How much money should there be in the world? It is an interesting question; to which, at any time, there is a correct answer that is unknown to anyone. It is the amount at which money is able to perfectly perform its two key functions – being a medium of exchange and a store of value. Too little money in circulation and it would cease being a fair store of value because its value would be increasing – something that hasn’t occurred in half a century. Most often, money ceases to be a store of value on the downside – losing its value – because it is far easier for states and banks to create new currency than it is to destroy it.
In practice, whether there is too much, or not enough money in the system is largely a matter of political economy rather than science. There are two broad economic camps – Monetarists and Keynesians – which largely correspond to conservative and liberal politics. The conservative-monetarist camp has been arguing for more than a decade that there is too much money in a system which should have been allowed to fail back in 2008. The liberal-Keynesian camp in contrast, argues that the absence of productivity gains, inflation and wage growth pressure show that there is too little money in circulation.

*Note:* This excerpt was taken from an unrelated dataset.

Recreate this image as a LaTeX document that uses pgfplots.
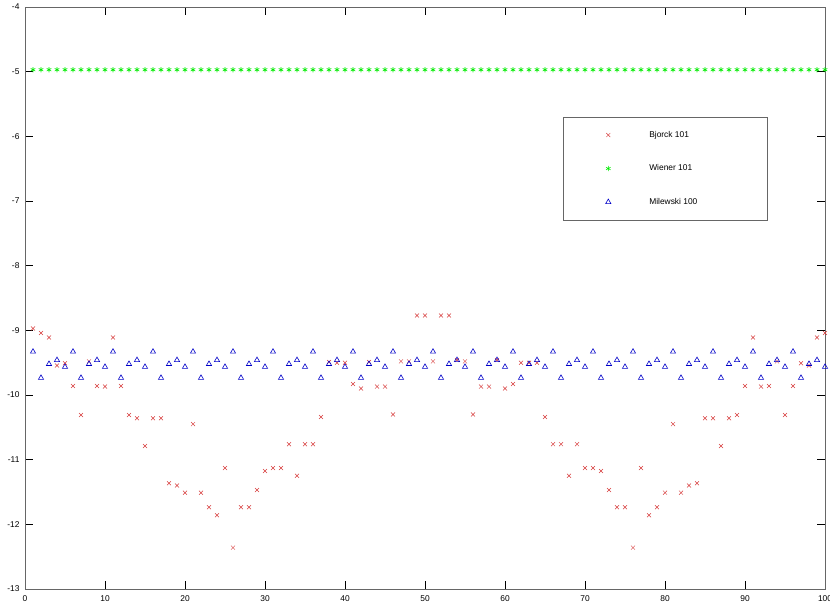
\documentclass[border=0pt]{standalone}
\usepackage{fontspec}
\setmainfont{Liberation Sans}
\usepackage{pgfplots}
\pgfplotsset{compat=1.18}
\usepackage{pgfplotstable}

\definecolor{bjorck}{RGB}{215,60,60}
\definecolor{wiener}{RGB}{0,235,0}
\definecolor{milewski}{RGB}{0,0,200}

\pgfplotsset{
  legimg/.style={legend image code/.code={
    \path[draw=none, fill=none] (0pt,-3pt) rectangle (86pt,3pt);
    \draw[##1] plot coordinates {(45pt,0pt)};}},
}
\newcommand{\legtext}[1]{\makebox[118pt][l]{#1}}

\pgfplotstableread{
x y
1 -8.97
2 -9.04
3 -9.11
4 -9.545
5 -9.51
6 -9.86
7 -10.31
8 -9.48
9 -9.86
10 -9.87
11 -9.11
12 -9.86
13 -10.31
14 -10.36
15 -10.79
16 -10.36
17 -10.36
18 -11.365
19 -11.40
20 -11.51
21 -10.45
22 -11.51
23 -11.735
24 -11.86
25 -11.13
26 -12.36
27 -11.735
28 -11.735
29 -11.47
30 -11.175
31 -11.13
32 -11.13
33 -10.76
34 -11.25
35 -10.76
36 -10.76
37 -10.34
38 -9.49
39 -9.50
40 -9.50
41 -9.83
42 -9.90
43 -9.49
44 -9.87
45 -9.87
46 -10.30
47 -9.48
48 -9.48
49 -8.77
50 -8.77
51 -9.48
52 -8.77
53 -8.77
54 -9.46
55 -9.48
56 -10.30
57 -9.87
58 -9.87
59 -9.46
60 -9.90
61 -9.83
62 -9.50
63 -9.50
64 -9.50
65 -10.34
66 -10.76
67 -10.76
68 -11.25
69 -10.76
70 -11.13
71 -11.13
72 -11.175
73 -11.47
74 -11.735
75 -11.735
76 -12.36
77 -11.13
78 -11.86
79 -11.735
80 -11.51
81 -10.45
82 -11.51
83 -11.40
84 -11.365
85 -10.36
86 -10.36
87 -10.79
88 -10.36
89 -10.31
90 -9.86
91 -9.11
92 -9.87
93 -9.86
94 -9.48
95 -10.31
96 -9.86
97 -9.51
98 -9.545
99 -9.11
100 -9.04
}\bjorck

\pgfplotstableread{
x y
1 -4.97
2 -4.97
3 -4.97
4 -4.97
5 -4.97
6 -4.97
7 -4.97
8 -4.97
9 -4.97
10 -4.97
11 -4.97
12 -4.97
13 -4.97
14 -4.97
15 -4.97
16 -4.97
17 -4.97
18 -4.97
19 -4.97
20 -4.97
21 -4.97
22 -4.97
23 -4.97
24 -4.97
25 -4.97
26 -4.97
27 -4.97
28 -4.97
29 -4.97
30 -4.97
31 -4.97
32 -4.97
33 -4.97
34 -4.97
35 -4.97
36 -4.97
37 -4.97
38 -4.97
39 -4.97
40 -4.97
41 -4.97
42 -4.97
43 -4.97
44 -4.97
45 -4.97
46 -4.97
47 -4.97
48 -4.97
49 -4.97
50 -4.97
51 -4.97
52 -4.97
53 -4.97
54 -4.97
55 -4.97
56 -4.97
57 -4.97
58 -4.97
59 -4.97
60 -4.97
61 -4.97
62 -4.97
63 -4.97
64 -4.97
65 -4.97
66 -4.97
67 -4.97
68 -4.97
69 -4.97
70 -4.97
71 -4.97
72 -4.97
73 -4.97
74 -4.97
75 -4.97
76 -4.97
77 -4.97
78 -4.97
79 -4.97
80 -4.97
81 -4.97
82 -4.97
83 -4.97
84 -4.97
85 -4.97
86 -4.97
87 -4.97
88 -4.97
89 -4.97
90 -4.97
91 -4.97
92 -4.97
93 -4.97
94 -4.97
95 -4.97
96 -4.97
97 -4.97
98 -4.97
99 -4.97
100 -4.97
}\wiener

\pgfplotstableread{
x y
1 -9.33
2 -9.735
3 -9.52
4 -9.46
5 -9.565
6 -9.33
7 -9.735
8 -9.52
9 -9.46
10 -9.565
11 -9.33
12 -9.735
13 -9.52
14 -9.46
15 -9.565
16 -9.33
17 -9.735
18 -9.52
19 -9.46
20 -9.565
21 -9.33
22 -9.735
23 -9.52
24 -9.46
25 -9.565
26 -9.33
27 -9.735
28 -9.52
29 -9.46
30 -9.565
31 -9.33
32 -9.735
33 -9.52
34 -9.46
35 -9.565
36 -9.33
37 -9.735
38 -9.52
39 -9.46
40 -9.565
41 -9.33
42 -9.735
43 -9.52
44 -9.46
45 -9.565
46 -9.33
47 -9.735
48 -9.52
49 -9.46
50 -9.565
51 -9.33
52 -9.735
53 -9.52
54 -9.46
55 -9.565
56 -9.33
57 -9.735
58 -9.52
59 -9.46
60 -9.565
61 -9.33
62 -9.735
63 -9.52
64 -9.46
65 -9.565
66 -9.33
67 -9.735
68 -9.52
69 -9.46
70 -9.565
71 -9.33
72 -9.735
73 -9.52
74 -9.46
75 -9.565
76 -9.33
77 -9.735
78 -9.52
79 -9.46
80 -9.565
81 -9.33
82 -9.735
83 -9.52
84 -9.46
85 -9.565
86 -9.33
87 -9.735
88 -9.52
89 -9.46
90 -9.565
91 -9.33
92 -9.735
93 -9.52
94 -9.46
95 -9.565
96 -9.33
97 -9.735
98 -9.52
99 -9.46
100 -9.565
}\milewski

\begin{document}
\begin{tikzpicture}[font=\fontsize{8.4}{10}\selectfont]
\begin{axis}[
    at={(25pt,17pt)}, anchor=south west,
    scale only axis,
    width=800pt, height=582pt,
    xmin=0, xmax=100, ymin=-13, ymax=-4,
    xtick={0,10,...,100},
    xticklabels={0,10,20,30,40,50,60,70,80,90,100},
    ytick={-13,-12,...,-4},
    yticklabels={-13,-12,-11,-10,-9,-8,-7,-6,-5,-4},
    xtick pos=both, ytick pos=both,
    xticklabel pos=lower, yticklabel pos=left,
    tick align=inside,
    major tick length=8pt,
    tick style={black, line width=0.6pt},
    axis line style={draw=black!60, line width=0.8pt},
    ticklabel style={font=\fontsize{8.4}{10}\selectfont},
    yticklabel style={xshift=-2pt},
    xticklabel style={yshift=-3pt},
    legend style={
        at={(0.6725,0.811)}, anchor=north west,
        draw=black!60, line width=0.6pt, fill=white,
        inner xsep=0pt, inner ysep=14pt,
        row sep=26pt,
        nodes={inner sep=0pt, text height=6pt, text depth=1.5pt},
        font=\fontsize{8.4}{10}\selectfont,
    },
    legend cell align=left,
]
\addplot[only marks, mark=x, mark size=2.8pt, color=bjorck, line width=0.5pt, legimg]
    table[x=x, y=y] {\bjorck};
\addlegendentry{\legtext{Bjorck 101}}
\addplot[only marks, mark=asterisk, mark size=2.6pt, color=wiener, line width=0.6pt, legimg]
    table[x=x, y=y] {\wiener};
\addlegendentry{\legtext{Wiener 101}}
\addplot[only marks, mark=triangle, mark size=3pt, color=milewski, line width=0.6pt, legimg]
    table[x=x, y=y] {\milewski};
\addlegendentry{\legtext{Milewski 100}}
\end{axis}
\pgfresetboundingbox
\path (0,0) rectangle (830pt,606pt);
\end{tikzpicture}
\end{document}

The liberal-Keynesian camp appears to be winning the argument for now. This is because the economic fallout from the pandemic and the response to it would – at least in the short-term – have been devastating were it not for the various grants, loans, bailouts, stimulus payments and public services spending embarked upon by states and central banks around the world. Moreover, by pumping trillions of newly created dollars into the system, the Biden administration may well create a short-term post-pandemic bounce which will prevent the immediate onset of depression.